Secondly, the district has a very strong performing arts program in the middle schools, with Lakeside Middle School being thought of as the flagship, he said. 

“I’ve been encouraged and pleased that our Board of Trustees, for all these years, that whatever else may need to go, have continued to sustain the arts,” said Johnsen. 

In budget crunch times, the arts are often one of the first programs cut from the curriculum. Johnsen said he believes that experience in the arts is important.

 “It’s just an awesome way for kids to develop a different side of themselves that they don’t often do,” Johnsen said. “When I sit in an auditorium full of parents and watch a 13-year-old standing on the stage, in a spotlight, doing a solo – it’s just amazing, the poise and confidence they have.” 

The third signature program is their “next generation” science standards. 

“If I have a vision, it’s to continue strengthening those things,” he said.

Johnsen explained further: “Whichever way that kids want to go in life, they are going to need to be critical thinkers, they are going to need to be adaptable, they are going to need to be good communicators – these are the kinds of things we are trying to build into our day-to-day instruction.”

Every district has its specific challenges. Johnsen sees some of his most challenging issues coming from the state level and the ongoing budget problems.

“Our revenue is not keeping pace with the costs that we have,” he said. “But we have a lot of creativity and innovation in our district. We’re always trying to figure out how to get a dollar’s worth of impact out of fifty cents.”

School safety is also a challenge, one carried in the daily headlines and on the minds of parents and students across the country.  Every school site and district department has a safety plan, which is required by law. In light of current events, LUSD is working with the Sheriff’s Department and Lakeside Fire to review those plans and update them if and where necessary. This will involve site checks to evaluate security to identify possible weaknesses and improvements that might be needed. Staff will continue to receive training for active shooter events and threat assessments.
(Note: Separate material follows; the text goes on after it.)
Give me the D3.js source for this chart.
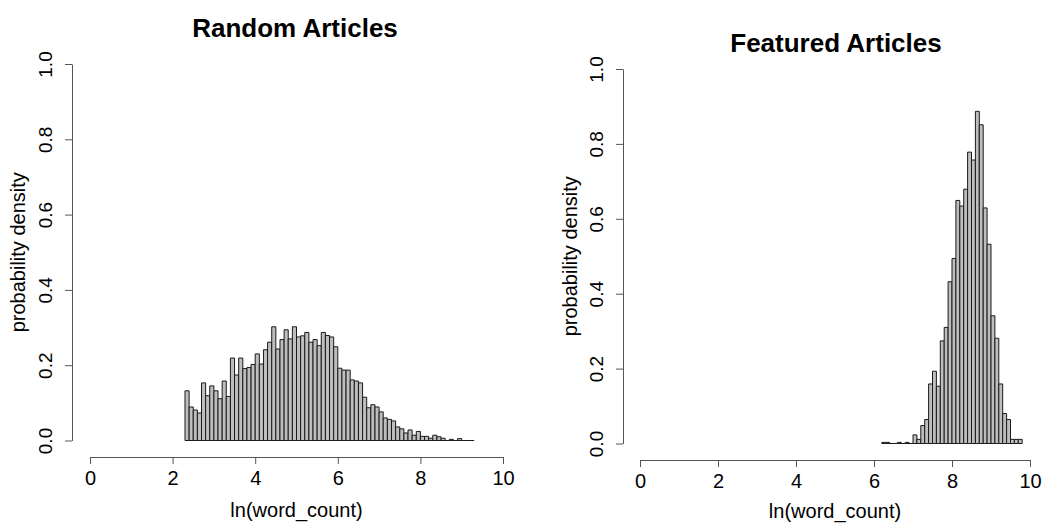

“We have protocols and policies in place to deal with threat assessment,” he said. “We have trained personnel on every single school site to do threat assessment. They work closely with the Sheriff’s Department when it’s considered more serious. We have Board policy and education codes to apply for discipline if we have students who are going to make threats. The Sheriff’s Department is very responsive and they are really good partners.”

Lakeside is a unique community in a lot of ways. Lakeside parents are very proud of their schools and their district. They, too, are hands-on and they pay attention. Johnsen said he knows this from personal experience and embraces it. “That’s one of the things that makes our district so strong – there’s so much community support.”

Johnsen said he considers himself very hands-on as well. He is already a regular sight in the community, but more even so on his school campuses – “That’s where I love to spend my time,” he said.

 “We really appreciate the support we’ve always felt from our community,” said Johnsen. “I want folks to know it’s my firm belief that the public schools belong to the public, so we’re here to serve the families and our kids. We also recognize the center of our entire system is the classroom – that’s the whole reason we’re here – so everything we do is to support a student’s good quality day-to-day instruction in the classroom. We do see ourselves as a real integral part of the community.”